Is it possible that I missed some exercises in irony? Logically, yes, although I hope not. (Please check my sources, all duly footnoted!) Sustained Swiftian-style irony is comparatively rare. Moreover, people writing on the state of irreligion tended to be heated and passionate rather than coolly playing with double meanings.

What I do claim to have found is not a debate without the potential for irony but instead one which circulated a new eighteenth-century cliché. It stated that the era was ‘an Age of Infidelity’. By this phrase, the commentators did not refer to people’s unfaithfulness to their marriage vows. That constituted ‘conjugal infidelity’, plentiful enough but far from unique to the eighteenth century. Nor did the commentators refer to apostacy: Christians in this period were not turning into Islamic or Jewish or any other religious variety of ‘infidels’.

No, it was the spread of secularisation that was being noted, chiefly in alarm: the advent of a society, officially Christian, where people had the option of not going to church, not following Christian lifestyles, and (even) not sharing Christian beliefs. It is possible that some eighteenth-century references to the ‘Age of Infidelity’ were meant ironically. But, if all that the commentators left were the unvarnished words, then they are liable to be read literally.

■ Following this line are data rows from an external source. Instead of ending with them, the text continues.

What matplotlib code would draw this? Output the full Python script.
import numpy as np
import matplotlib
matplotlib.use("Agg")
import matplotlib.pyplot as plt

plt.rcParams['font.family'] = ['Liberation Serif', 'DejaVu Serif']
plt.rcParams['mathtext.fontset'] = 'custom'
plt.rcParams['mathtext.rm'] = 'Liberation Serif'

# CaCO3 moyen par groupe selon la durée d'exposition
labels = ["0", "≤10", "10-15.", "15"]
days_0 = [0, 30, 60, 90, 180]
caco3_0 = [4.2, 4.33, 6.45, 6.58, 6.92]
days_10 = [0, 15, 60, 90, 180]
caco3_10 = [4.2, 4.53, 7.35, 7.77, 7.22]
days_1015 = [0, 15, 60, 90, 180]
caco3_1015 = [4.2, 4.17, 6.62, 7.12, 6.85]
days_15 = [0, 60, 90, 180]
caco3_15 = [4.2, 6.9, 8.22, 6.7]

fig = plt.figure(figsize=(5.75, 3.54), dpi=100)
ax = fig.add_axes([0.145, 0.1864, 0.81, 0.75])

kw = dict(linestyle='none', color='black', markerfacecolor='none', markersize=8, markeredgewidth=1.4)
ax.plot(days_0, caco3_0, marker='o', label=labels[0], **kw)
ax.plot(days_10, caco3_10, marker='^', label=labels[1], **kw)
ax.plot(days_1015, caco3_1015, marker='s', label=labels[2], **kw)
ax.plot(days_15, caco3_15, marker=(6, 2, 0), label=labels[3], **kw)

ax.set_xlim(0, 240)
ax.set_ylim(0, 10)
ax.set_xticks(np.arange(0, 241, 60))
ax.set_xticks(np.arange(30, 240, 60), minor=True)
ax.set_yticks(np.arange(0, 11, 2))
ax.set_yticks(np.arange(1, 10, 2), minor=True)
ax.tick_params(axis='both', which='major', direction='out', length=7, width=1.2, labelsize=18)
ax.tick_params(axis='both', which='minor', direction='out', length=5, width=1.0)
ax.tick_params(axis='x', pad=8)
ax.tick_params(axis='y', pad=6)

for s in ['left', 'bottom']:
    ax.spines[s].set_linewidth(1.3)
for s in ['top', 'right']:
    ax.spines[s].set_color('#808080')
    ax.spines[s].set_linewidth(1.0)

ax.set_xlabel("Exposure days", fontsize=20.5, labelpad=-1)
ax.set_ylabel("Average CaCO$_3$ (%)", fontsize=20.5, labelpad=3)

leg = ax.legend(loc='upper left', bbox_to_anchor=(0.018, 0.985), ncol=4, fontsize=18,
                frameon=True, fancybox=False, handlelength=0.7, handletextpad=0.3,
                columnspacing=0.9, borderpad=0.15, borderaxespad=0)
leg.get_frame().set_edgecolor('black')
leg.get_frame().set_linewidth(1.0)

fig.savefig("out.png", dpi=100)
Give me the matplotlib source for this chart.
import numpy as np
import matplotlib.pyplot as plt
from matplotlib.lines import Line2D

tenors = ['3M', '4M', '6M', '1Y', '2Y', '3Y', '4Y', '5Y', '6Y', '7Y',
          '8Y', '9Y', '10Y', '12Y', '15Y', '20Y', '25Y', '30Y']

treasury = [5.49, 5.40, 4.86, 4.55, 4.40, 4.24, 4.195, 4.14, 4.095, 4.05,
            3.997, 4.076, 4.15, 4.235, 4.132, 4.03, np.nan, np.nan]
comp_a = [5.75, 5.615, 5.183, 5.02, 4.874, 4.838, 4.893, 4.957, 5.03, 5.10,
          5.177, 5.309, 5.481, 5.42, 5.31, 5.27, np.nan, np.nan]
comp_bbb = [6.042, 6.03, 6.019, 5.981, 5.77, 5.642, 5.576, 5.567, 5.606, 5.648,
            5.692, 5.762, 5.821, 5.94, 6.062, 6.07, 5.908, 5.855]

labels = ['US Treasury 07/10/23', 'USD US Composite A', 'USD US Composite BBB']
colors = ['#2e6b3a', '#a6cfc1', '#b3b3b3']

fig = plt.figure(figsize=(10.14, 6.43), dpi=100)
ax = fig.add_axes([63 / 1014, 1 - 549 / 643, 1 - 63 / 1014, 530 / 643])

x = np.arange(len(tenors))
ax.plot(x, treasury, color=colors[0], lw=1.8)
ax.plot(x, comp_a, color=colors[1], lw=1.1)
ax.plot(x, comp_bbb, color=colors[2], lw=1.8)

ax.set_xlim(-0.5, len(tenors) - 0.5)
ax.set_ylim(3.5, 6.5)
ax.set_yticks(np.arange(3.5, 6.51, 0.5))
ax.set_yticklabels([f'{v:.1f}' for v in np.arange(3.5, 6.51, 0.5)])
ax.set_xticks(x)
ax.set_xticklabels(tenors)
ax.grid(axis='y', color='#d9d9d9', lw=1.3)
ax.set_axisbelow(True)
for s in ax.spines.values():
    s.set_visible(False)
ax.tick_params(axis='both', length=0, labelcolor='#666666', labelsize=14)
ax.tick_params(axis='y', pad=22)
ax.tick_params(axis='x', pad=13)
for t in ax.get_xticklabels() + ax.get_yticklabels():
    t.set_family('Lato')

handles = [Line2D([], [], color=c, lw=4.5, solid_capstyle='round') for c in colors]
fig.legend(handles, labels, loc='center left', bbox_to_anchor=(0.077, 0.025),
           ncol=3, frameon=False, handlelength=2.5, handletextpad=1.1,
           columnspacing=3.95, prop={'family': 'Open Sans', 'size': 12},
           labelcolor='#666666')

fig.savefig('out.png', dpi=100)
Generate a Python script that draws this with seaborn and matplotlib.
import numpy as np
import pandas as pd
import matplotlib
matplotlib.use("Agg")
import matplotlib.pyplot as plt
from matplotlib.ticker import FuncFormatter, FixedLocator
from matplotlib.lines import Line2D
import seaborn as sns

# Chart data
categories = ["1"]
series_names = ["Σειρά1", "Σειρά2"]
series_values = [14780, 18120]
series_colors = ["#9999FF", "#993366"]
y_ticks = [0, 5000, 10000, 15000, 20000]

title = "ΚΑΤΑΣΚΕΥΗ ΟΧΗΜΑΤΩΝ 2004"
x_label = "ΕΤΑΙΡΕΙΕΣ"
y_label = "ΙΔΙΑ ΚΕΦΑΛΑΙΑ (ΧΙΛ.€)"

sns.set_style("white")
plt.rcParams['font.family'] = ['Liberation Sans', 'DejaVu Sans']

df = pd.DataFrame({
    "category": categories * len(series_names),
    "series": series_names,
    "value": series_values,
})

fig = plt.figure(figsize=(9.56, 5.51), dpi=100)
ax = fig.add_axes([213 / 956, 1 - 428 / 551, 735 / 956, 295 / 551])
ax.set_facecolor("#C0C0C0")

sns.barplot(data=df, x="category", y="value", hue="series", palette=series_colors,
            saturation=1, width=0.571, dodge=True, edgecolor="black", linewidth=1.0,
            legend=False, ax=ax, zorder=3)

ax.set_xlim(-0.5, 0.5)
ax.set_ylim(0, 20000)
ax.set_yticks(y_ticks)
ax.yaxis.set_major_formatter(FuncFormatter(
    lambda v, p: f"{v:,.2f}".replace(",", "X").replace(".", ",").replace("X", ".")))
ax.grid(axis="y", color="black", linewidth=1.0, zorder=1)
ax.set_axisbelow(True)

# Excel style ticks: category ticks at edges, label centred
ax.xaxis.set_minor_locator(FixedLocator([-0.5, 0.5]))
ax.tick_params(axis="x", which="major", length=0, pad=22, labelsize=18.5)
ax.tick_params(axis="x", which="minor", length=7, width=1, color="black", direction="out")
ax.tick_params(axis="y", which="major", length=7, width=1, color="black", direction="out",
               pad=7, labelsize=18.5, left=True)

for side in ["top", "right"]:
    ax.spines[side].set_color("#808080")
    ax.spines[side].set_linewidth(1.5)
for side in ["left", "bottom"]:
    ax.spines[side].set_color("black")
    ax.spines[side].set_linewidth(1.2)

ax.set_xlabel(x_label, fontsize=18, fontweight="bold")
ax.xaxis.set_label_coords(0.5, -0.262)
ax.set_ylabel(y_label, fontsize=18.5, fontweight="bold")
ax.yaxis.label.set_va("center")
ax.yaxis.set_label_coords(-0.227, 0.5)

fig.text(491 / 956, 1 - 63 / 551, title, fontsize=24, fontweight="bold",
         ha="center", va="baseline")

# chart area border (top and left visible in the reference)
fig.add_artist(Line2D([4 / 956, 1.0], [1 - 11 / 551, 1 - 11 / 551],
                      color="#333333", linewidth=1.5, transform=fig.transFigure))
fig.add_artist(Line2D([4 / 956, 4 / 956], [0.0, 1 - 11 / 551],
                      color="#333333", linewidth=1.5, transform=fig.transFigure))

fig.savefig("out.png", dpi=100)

Ironists beware. Unless your double meaning is suitably signalled, it will become lost in time.

1  W. Shakespeare, Julius Caesar (written 1599/1600), Act 3, scene 2.

2  P.J. Corfield, ‘“An Age of Infidelity”: Secularisation in Eighteenth-Century England’, Social History, 39 (2014), pp. 229-47; available via Taylor & Francis publishers online = www.tandfonline.com.

J. Bowdler, Reform or Ruin: Take Your Choice! (Dublin, 1798), p. 21.

4  For the CBS, now part of the National Churches Trust, see www.churchplansonline.org.

See Wikipedia, sub Thomas Bowdler (1754-1825): en.wikipedia.org.